Even if you’re the most human-centered leader your team has ever worked for, it’s possible you could be creating false urgency from time to time.
After all, you’re a great boss and your employees trust you. If you think something is important so do they.
Of course, they may think your request is extra important because it came from you, and drop everything to get to it right away.
Yes, you want your team to act with true urgency about what matters most. And, one of the most important skills you can teach them is to distinguish what those Most Important Things (MITs) are.
How Leaders Unknowingly Create False Urgency
Even if you’re not trying to create false urgency, if you are the “boss” and you say “jump” (through your words or unintentional reactions), your team will likely start jumping.
Since it’s difficult to jump and do much else at the same time, the important work you really want your team to do gets put to the side.
And if YOUR boss reacts with false urgency and YOU start jumping, they will likely jump higher or deeper.
In fact, your team may begin anticipating your reactions and doing all kinds of jumping and gymnastics without being asked. More balls are dropped in all that jumping in reaction to the false urgency.
In many organizations, the whole urgent vs. important matrix is trumped when someone in authority has a need. Suddenly issues that would normally fall into the “urgent but not important” category become the most important in a false urgency crisis.
It doesn’t have to be this way.
How To Stay Focused on the Truly Urgent
You can prevent false urgency by following seven important guidelines.
1. Build an environment that encourages constructive dissent.
Give your team the authority to slow you down (see Give the Guy a Brake). Teach your team our I.N.S.P.I.R.E. method to productively share their concerns.
In our research on psychological safety that led to our book Courageous Cultures, 40% of respondents said they lacked the confidence to share their ideas. This article is a helpful conversation starter to encourage people to speak up, share their ideas, and encourage constructive dissent.
2. Pause before reacting.
Breathe. Work to manage your emotions and facial expressions. Your team will take their queues from the look on your face and your tone of voice. Consider the deeper implications of your immediate frustration.
If they drop everything to handle this fire drill, it helps to consider what they’re putting aside to make that happen.
3. Buffer your team from unrealistic urgency from above.
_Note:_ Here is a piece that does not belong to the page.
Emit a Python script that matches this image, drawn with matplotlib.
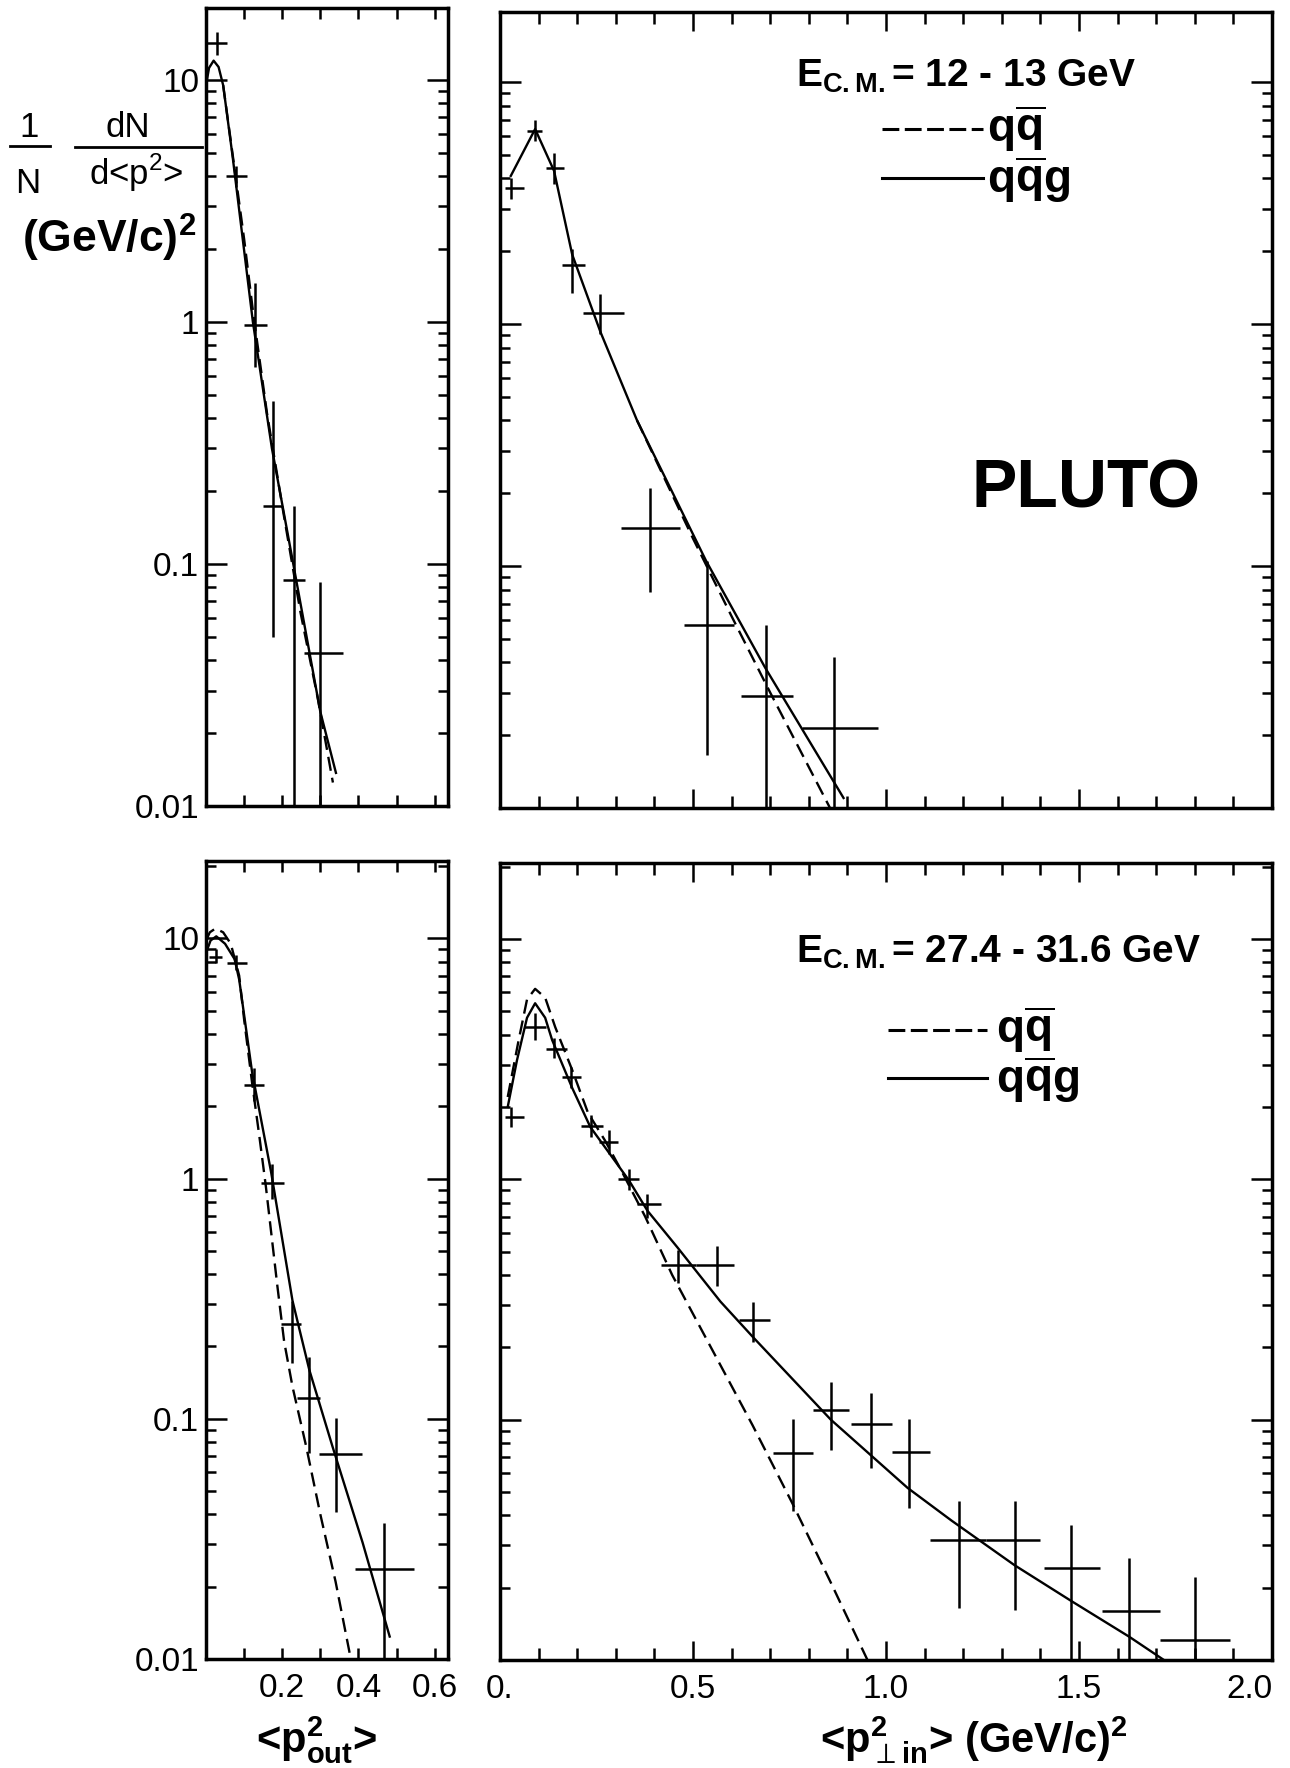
import numpy as np
import matplotlib
matplotlib.use("Agg")
import matplotlib.pyplot as plt
from matplotlib.lines import Line2D
from matplotlib.ticker import FixedLocator, LogLocator, NullFormatter

# ---- values ----
# top left: <p2_out>, E_cm 12-13 GeV
tl_x = [0.03, 0.08, 0.128, 0.176, 0.23, 0.30]
tl_y = [14.2, 4.0, 0.97, 0.174, 0.086, 0.043]
tl_xlo = [0.0, 0.053, 0.10, 0.15, 0.203, 0.256]
tl_xhi = [0.056, 0.107, 0.16, 0.20, 0.26, 0.36]
tl_ylo = [12.7, 3.6, 0.65, 0.05, 0.001, 0.001]
tl_yhi = [15.8, 4.4, 1.45, 0.47, 0.174, 0.084]
tl_qqg_x = [0.0, 0.008, 0.02, 0.033, 0.045, 0.07, 0.123, 0.173, 0.23, 0.30, 0.341]
tl_qqg_y = [9.5, 11.2, 12.0, 11.3, 9.5, 4.8, 1.0, 0.30, 0.098, 0.0245, 0.0137]
tl_qq_x = [0.045, 0.07, 0.10, 0.125, 0.16, 0.203, 0.248, 0.293, 0.333]
tl_qq_y = [9.5, 4.9, 2.2, 1.05, 0.42, 0.163, 0.063, 0.028, 0.0125]

# top right: <p2_perp,in>, E_cm 12-13 GeV
tr_x = [0.028, 0.091, 0.14, 0.187, 0.26, 0.389, 0.537, 0.69, 0.866]
tr_y = [3.65, 6.3, 4.4, 1.75, 1.11, 0.144, 0.057, 0.029, 0.0214]
tr_xlo = [0.013, 0.07, 0.12, 0.16, 0.215, 0.314, 0.477, 0.625, 0.783]
tr_xhi = [0.062, 0.11, 0.166, 0.22, 0.32, 0.467, 0.607, 0.76, 0.98]
tr_ylo = [3.3, 5.7, 3.8, 1.34, 0.91, 0.078, 0.0166, 0.001, 0.001]
tr_yhi = [4.0, 7.0, 5.1, 2.05, 1.33, 0.21, 0.105, 0.057, 0.042]
tr_qqg_x = [0.028, 0.091, 0.14, 0.187, 0.26, 0.355, 0.534, 0.687, 0.89]
tr_qqg_y = [4.1, 6.4, 4.3, 1.94, 0.93, 0.40, 0.105, 0.038, 0.011]
tr_qq_x = [0.355, 0.5, 0.6, 0.70, 0.855]
tr_qq_y = [0.40, 0.13, 0.062, 0.030, 0.01]

# bottom left: <p2_out>, E_cm 27.4-31.6 GeV
bl_x = [0.027, 0.08, 0.126, 0.173, 0.226, 0.271, 0.342, 0.466]
bl_y = [8.4, 7.9, 2.46, 0.96, 0.247, 0.122, 0.0714, 0.0237]
bl_xlo = [0.008, 0.056, 0.10, 0.145, 0.197, 0.24, 0.297, 0.392]
bl_xhi = [0.042, 0.108, 0.153, 0.205, 0.25, 0.30, 0.41, 0.547]
bl_ylo = [7.9, 7.4, 2.1, 0.82, 0.17, 0.072, 0.041, 0.001]
bl_yhi = [9.0, 8.5, 2.9, 1.15, 0.31, 0.18, 0.101, 0.037]
bl_qqg_x = [0.0, 0.012, 0.027, 0.05, 0.075, 0.087, 0.121, 0.171, 0.227, 0.271, 0.332, 0.411, 0.482]
bl_qqg_y = [8.7, 9.8, 10.2, 9.5, 8.2, 6.75, 2.77, 1.06, 0.31, 0.16, 0.0766, 0.0305, 0.0124]
bl_qq_x = [0.0, 0.01, 0.025, 0.045, 0.065, 0.087, 0.10, 0.121, 0.14, 0.157, 0.187, 0.205, 0.227,
           0.263, 0.30, 0.34, 0.38]
bl_qq_y = [9.8, 10.6, 11.0, 10.6, 9.5, 7.0, 4.6, 2.5, 1.5, 0.93, 0.36, 0.21, 0.136,
           0.0766, 0.040, 0.021, 0.01]

# bottom right: <p2_perp,in>, E_cm 27.4-31.6 GeV
br_x = [0.028, 0.091, 0.14, 0.185, 0.236, 0.283, 0.334, 0.382, 0.46, 0.562,
        0.656, 0.76, 0.858, 0.96, 1.06, 1.19, 1.335, 1.48, 1.63, 1.80]
br_y = [1.81, 4.3, 3.48, 2.66, 1.66, 1.43, 1.0, 0.79, 0.44, 0.44,
        0.261, 0.0729, 0.11, 0.096, 0.073, 0.0316, 0.0316, 0.0242, 0.016, 0.0121]
br_xlo = [0.014, 0.062, 0.12, 0.16, 0.209, 0.257, 0.306, 0.355, 0.418, 0.508,
          0.62, 0.708, 0.81, 0.91, 1.015, 1.115, 1.26, 1.41, 1.56, 1.71]
br_xhi = [0.062, 0.12, 0.174, 0.209, 0.268, 0.306, 0.361, 0.418, 0.508, 0.607,
          0.70, 0.81, 0.905, 1.015, 1.115, 1.26, 1.40, 1.555, 1.71, 1.89]
br_ylo = [1.65, 3.8, 3.2, 2.4, 1.5, 1.28, 0.9, 0.69, 0.37, 0.36,
          0.21, 0.0416, 0.075, 0.063, 0.043, 0.0164, 0.0162, 0.001, 0.001, 0.001]
br_yhi = [2.0, 4.9, 3.87, 2.93, 1.85, 1.6, 1.1, 0.87, 0.51, 0.53,
          0.31, 0.101, 0.143, 0.129, 0.101, 0.046, 0.046, 0.0364, 0.0266, 0.0222]
br_qqg_x = [0.02, 0.044, 0.07, 0.091, 0.117, 0.135, 0.187, 0.234, 0.272, 0.334, 0.382,
            0.46, 0.571, 0.656, 0.857, 1.056, 1.17, 1.333, 1.48, 1.63, 1.72]
br_qqg_y = [2.0, 3.13, 4.7, 5.4, 4.7, 3.8, 2.4, 1.65, 1.36, 0.99, 0.74,
            0.52, 0.31, 0.22, 0.1, 0.052, 0.038, 0.0248, 0.0176, 0.0125, 0.01]
br_qq_x = [0.02, 0.047, 0.07, 0.091, 0.117, 0.143, 0.187, 0.228, 0.272, 0.314, 0.376,
           0.446, 0.55, 0.654, 0.757, 0.857, 0.952]
br_qq_y = [2.2, 3.7, 5.6, 6.2, 5.7, 4.3, 2.85, 1.89, 1.45, 1.09, 0.70,
           0.40, 0.195, 0.095, 0.045, 0.021, 0.01]

y_decades = [0.01, 0.1, 1, 10]
y_decade_labels = ["0.01", "0.1", "1", "10"]
out_ticks = [0.1, 0.2, 0.3, 0.4, 0.5, 0.6]
out_labels = ["", "0.2", "", "0.4", "", "0.6"]
in_major = [0.0, 0.5, 1.0, 1.5, 2.0]
in_labels = ["0.", "0.5", "1.0", "1.5", "2.0"]
in_minor = [0.1, 0.2, 0.3, 0.4, 0.6, 0.7, 0.8, 0.9, 1.1, 1.2, 1.3, 1.4,
            1.6, 1.7, 1.8, 1.9]

plt.rcParams['font.family'] = ['Liberation Sans', 'DejaVu Sans']
plt.rcParams['mathtext.fontset'] = 'custom'
plt.rcParams['mathtext.rm'] = 'Liberation Sans'
plt.rcParams['mathtext.bf'] = 'Liberation Sans:bold'

W, H = 1290, 1768


def box(x0, y0, x1, y1):
    return [x0 / W, 1 - y1 / H, (x1 - x0) / W, (y1 - y0) / H]


def fx(x):
    return x / W


def fy(y):
    return 1 - y / H


def frame(ax, xlim, ylim, wide, ylab, xlab):
    ax.set_yscale('log')
    ax.set_xlim(*xlim)
    ax.set_ylim(*ylim)
    ax.yaxis.set_major_locator(FixedLocator(y_decades))
    ax.yaxis.set_minor_locator(LogLocator(base=10, subs=np.arange(2, 10), numticks=20))
    ax.yaxis.set_minor_formatter(NullFormatter())
    ax.set_yticklabels(y_decade_labels if ylab else [""] * 4)
    if wide:
        ax.xaxis.set_major_locator(FixedLocator(in_major))
        ax.xaxis.set_minor_locator(FixedLocator(in_minor))
        ax.set_xticklabels(in_labels if xlab else [""] * 5)
        ax.tick_params(axis='x', which='major', length=14)
        ax.tick_params(axis='x', which='minor', length=8.5)
        # last label sits inside the frame like in the original
        ax.get_xticklabels()[-1].set_horizontalalignment('right')
    else:
        ax.xaxis.set_major_locator(FixedLocator(out_ticks))
        ax.set_xticklabels(out_labels if xlab else [""] * 6)
        ax.tick_params(axis='x', which='major', length=8)
    ax.tick_params(axis='y', which='major', length=15)
    ax.tick_params(axis='y', which='minor', length=7)
    ax.tick_params(which='both', direction='in', top=True, right=True,
                   width=1.8, color='black', labelsize=24)
    ax.tick_params(axis='y', pad=5)
    ax.tick_params(axis='x', pad=10)
    for s in ax.spines.values():
        s.set_linewidth(2.5)


def draw(ax, x, y, xlo, xhi, ylo, yhi, qq_x, qq_y, qqg_x, qqg_y):
    x = np.array(x); y = np.array(y)
    ax.errorbar(x, y, xerr=[x - np.array(xlo), np.array(xhi) - x],
                yerr=[y - np.array(ylo), np.array(yhi) - y],
                fmt='none', ecolor='black', elinewidth=1.8, capsize=0)
    ax.plot(qqg_x, qqg_y, color='black', lw=1.7)
    ax.plot(qq_x, qq_y, color='black', lw=1.7, linestyle=(0, (6, 3)))


fig = plt.figure(figsize=(W / 100, H / 100), dpi=100)

ax_tl = fig.add_axes(box(206, 8, 448, 806))
ax_tr = fig.add_axes(box(500, 12, 1272, 808))
ax_bl = fig.add_axes(box(206, 861, 448, 1659))
ax_br = fig.add_axes(box(500, 863, 1272, 1660))

draw(ax_tl, tl_x, tl_y, tl_xlo, tl_xhi, tl_ylo, tl_yhi, tl_qq_x, tl_qq_y, tl_qqg_x, tl_qqg_y)
draw(ax_tr, tr_x, tr_y, tr_xlo, tr_xhi, tr_ylo, tr_yhi, tr_qq_x, tr_qq_y, tr_qqg_x, tr_qqg_y)
draw(ax_bl, bl_x, bl_y, bl_xlo, bl_xhi, bl_ylo, bl_yhi, bl_qq_x, bl_qq_y, bl_qqg_x, bl_qqg_y)
draw(ax_br, br_x, br_y, br_xlo, br_xhi, br_ylo, br_yhi, br_qq_x, br_qq_y, br_qqg_x, br_qqg_y)

frame(ax_tl, (0, 0.635), (0.01, 19.8), False, True, False)
frame(ax_tr, (0, 2.0), (0.01, 19.5), True, False, False)
frame(ax_bl, (0, 0.635), (0.01, 21.0), False, True, True)
frame(ax_br, (0, 2.0), (0.01, 20.7), True, False, True)


# legends drawn as in the original (line sample + text)
def legend_block(title, y_title, y_qq, y_qqg, x_line0, x_line1, x_txt):
    fig.text(fx(796), fy(y_title), title, fontsize=28, fontweight='bold',
             ha='left', va='baseline')
    fig.add_artist(Line2D([fx(x_line0), fx(x_line1)], [fy(y_qq - 13)] * 2,
                          color='black', lw=2.2, linestyle=(0, (5.5, 1.8))))
    fig.add_artist(Line2D([fx(x_line0), fx(x_line1)], [fy(y_qqg - 15)] * 2,
                          color='black', lw=2.2))
    fig.text(fx(x_txt), fy(y_qq), r'q$\overline{\mathbf{q}}$', fontsize=33,
             fontweight='bold', ha='left', va='baseline')
    fig.text(fx(x_txt), fy(y_qqg), r'q$\overline{\mathbf{q}}$g', fontsize=33,
             fontweight='bold', ha='left', va='baseline')


legend_block(r'E$_{\mathbf{C.M.}}$= 12 - 13 GeV', 87, 142, 193, 882, 983, 987)
legend_block(r'E$_{\mathbf{C.M.}}$= 27.4 - 31.6 GeV', 963, 1043, 1093, 888, 987, 996)

fig.text(fx(972), fy(508), 'PLUTO', fontsize=49, fontweight='bold',
         ha='left', va='baseline')

# y axis label: 1/N dN/d<p2>  (GeV/c)^2
fig.text(fx(29), fy(137), '1', fontsize=25, ha='center', va='baseline')
fig.add_artist(Line2D([fx(10), fx(50)], [fy(146)] * 2, color='black', lw=2.0))
fig.text(fx(28), fy(193), 'N', fontsize=25, ha='center', va='baseline')
fig.text(fx(128), fy(137), 'dN', fontsize=25, ha='center', va='baseline')
fig.add_artist(Line2D([fx(75), fx(202)], [fy(147)] * 2, color='black', lw=2.0))
fig.text(fx(136), fy(185), r'd<p$^{\mathrm{2}}$>', fontsize=25, ha='center', va='baseline')
fig.text(fx(22), fy(253), r'(GeV/c)$^{\mathbf{2}}$', fontsize=32, fontweight='bold',
         ha='left', va='baseline')

# x axis labels
fig.text(fx(317), fy(1752), r'<p$^{\mathbf{2}}_{\mathbf{out}}$>', fontsize=30,
         fontweight='bold', ha='center', va='baseline')
fig.text(fx(974), fy(1752), r'<p$^{\mathbf{2}}_{\perp\mathbf{in}}$> (GeV/c)$^{\mathbf{2}}$',
         fontsize=30, fontweight='bold', ha='center', va='baseline')

fig.savefig("out.png", dpi=100)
Learn to set realistic expectations around what is important
When assigning tasks, be sure to “schedule the finish (one of our 6 leadership competencies you can’t lead without.”
4. Isolate the incident from the trend.
To prevent false urgency, avoid the temptation to extrapolate one bad occurrence to an organization-wide problem. Ask for the data you need, but not more than you need to differentiate this.
5. Ensure you understand what work is being replaced by your urgent request.
Is what you need really the Most Important Thing?
6. Stay humble
Ensure your team is working on what is important, not doing everything you say because YOU are important.
The false urgency headwinds are against you on this. Your team will want to please you. They may think, “Hey, well at least I accomplished something today (as they set aside their more challenging work.). And, the boss is happy.”
What may feel like satisfying action in the short term may actually be undermining your long-term results.
Your turn.
What would you add? What’s your best advice for preventing false urgency?
Keeping an attitude that a leaders primary duty is to serve his/her team members is critical. It’s not my job to “run” our organization. It’s to equip and lead my team as they run the show. My goal is to make my team look good….and not by offering free haircare products, not that kind of good. You get my point I’m sure.
Eric, what? You don’t get involved in the grooming 😉 Thanks for sharing… i completely agree… thanks for adding.. “my goal is to make my team look good.” Exactly.
Karin,
These are all such great points. I think my favorite is #4 – why is it human nature to see one “bad thing” and then it becomes “we always” or “there’s a trend developing”? Great advice to take a deep breath and isolate – is it an anomaly or a true trend.
Jennifer, Great to have see you hear. Thanks so much for joining the conversation. Really enjoyed your post as well.
I have seen the impact false gravity can create. Rush out of the gates and end up with sloppy or sometimes incomplete results.
Ryan, so glad to have your insights! Thanks for sharing yes… gravity can be sloppy.